I first encountered “Petra” as a college student, when I read Melville’s short story, “Bartleby, the Scrivener.” The story’s narrator makes reference to it when he goes to his law offices one weekend and discovers that his inscrutable scrivener Bartleby has been living there in secret:
Yet, thought I, it is evident enough that Bartleby has been making his home here, keeping bachelor’s hall all by himself. Immediately then the thought came sweeping across me, What miserable friendlessness and loneliness are here revealed! His poverty is great; but his solitude, how horrible! Think of it. Of a Sunday, Wall-street is deserted as Petra; and every night of every day it is an emptiness. This building too, which of week-days hums with industry and life, at nightfall echoes with sheer vacancy, and all through Sunday is forlorn. And here Bartleby makes his home; sole spectator of a solitude which he has seen all populous—a sort of innocent and transformed Marius brooding among the ruins of Carthage! [emphasis added]
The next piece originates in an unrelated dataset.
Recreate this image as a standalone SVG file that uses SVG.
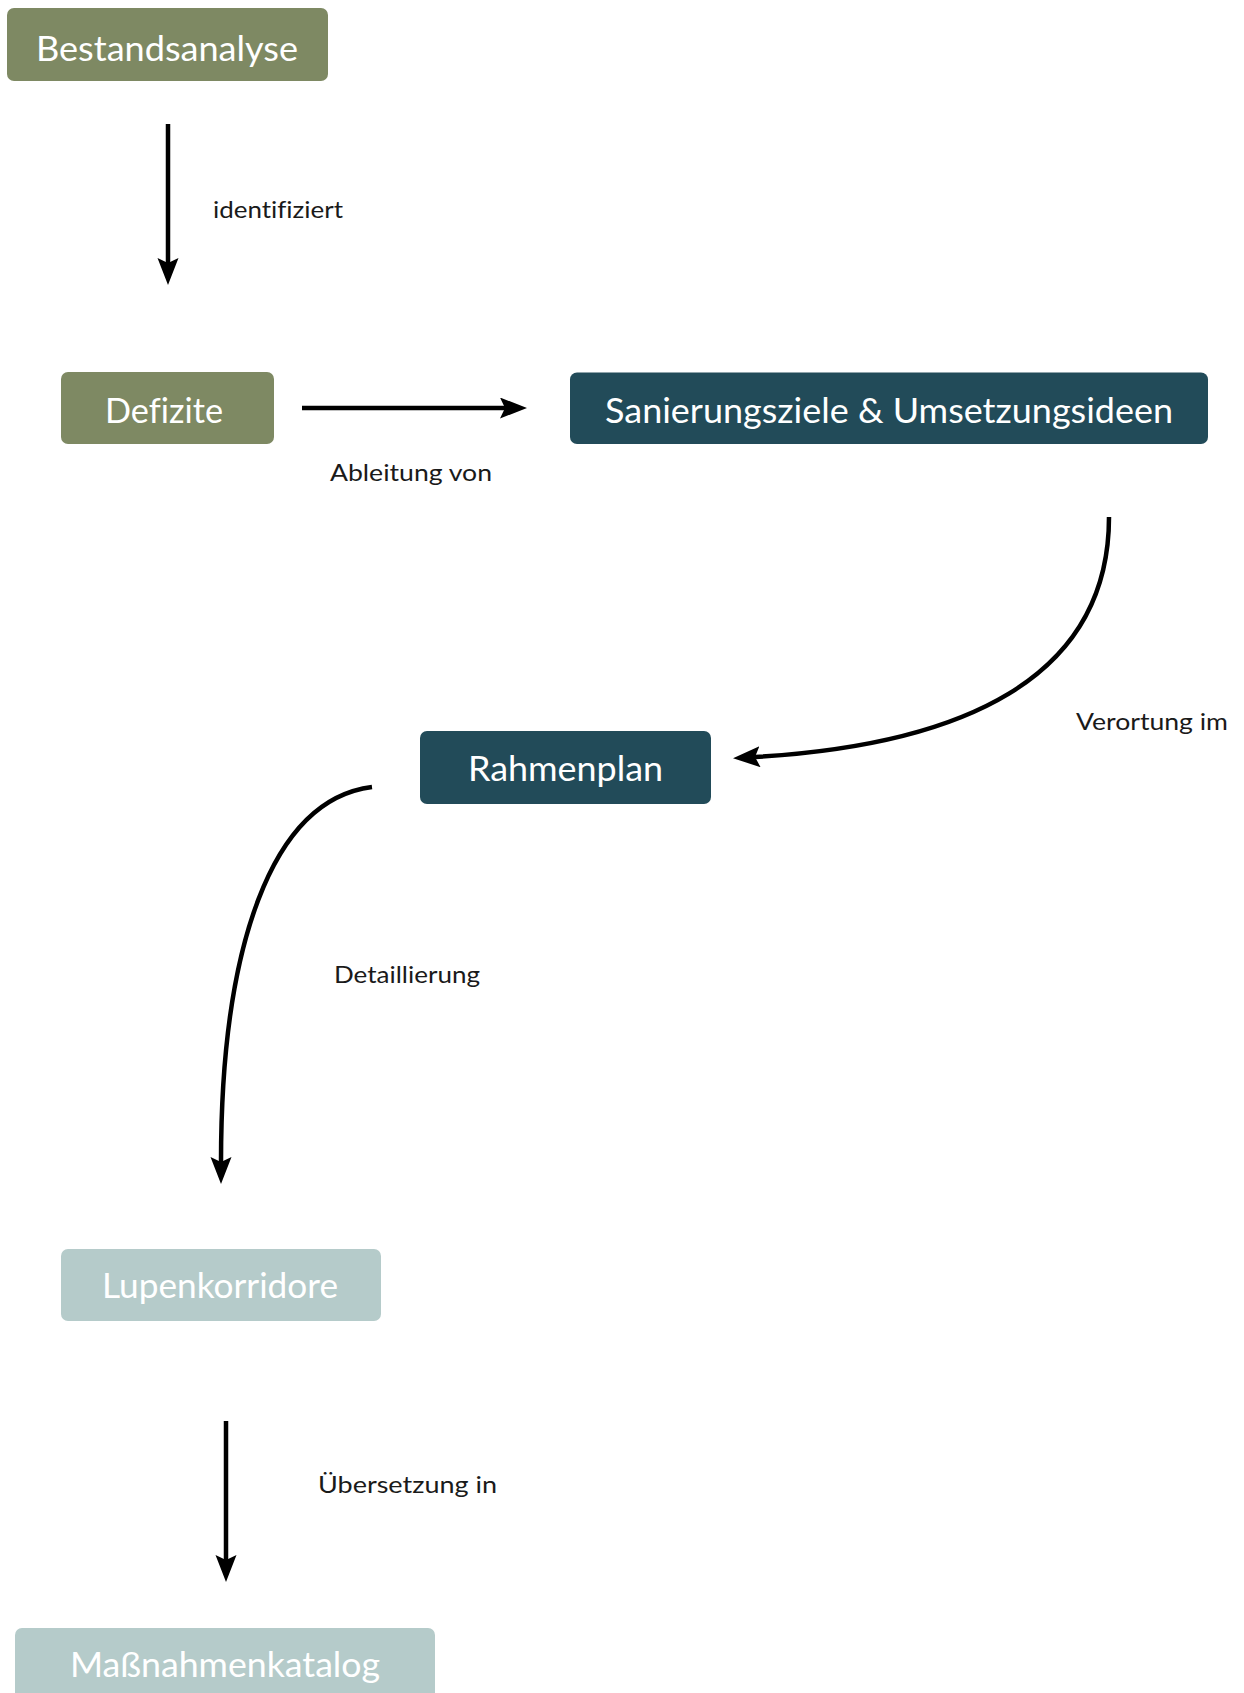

Being that kind of student, I looked it up and found that “Petra” was located in Jordan and was once the capital of the ancient Nabatean empire, a powerful trading hub that was at some point abandoned and “lost” until 1812 when the Swiss traveler Johann Burckhardt rediscovered it.
About seven years later, I encountered Petra again, when I did a little research about the location of the amazing wadi and ancient building where the Holy Grail was supposed located in Steven Spielberg’s Indiana Jones and the Last Crusade (1989):
The building where the Grail has been hiddenin the film is the famous “Treasury” of Petra. I found out that Petra had been named a UNESCO World Heritage site four years earlier. In the years since I first encountered it, Petra has risen in prominence among the world’s tourist attractions and in 2007 it was voted one of the Seven New Wonders of the World.
Today, finally, I got to see Petra with my own eyes. It is indeed spectacular. We got as far as the famous treasury today and look forward to an early start tomorrow so that we can get as far as the monastery.
In case you were wondering, Petra isn’t deserted these days, not at all. It’s full of tourists, mostly American, European, and Japanese (today at least) and locals offering rides on horseback or in horse-drawn carriages. They kept calling me “Hindi” when trying to get my attention.
And what better way to end the day than with a drink and a bite at Petra’s “Cave Bar,” according to some the oldest bar in the world, since it’s housed in a 2000-year-old Nabatean tomb.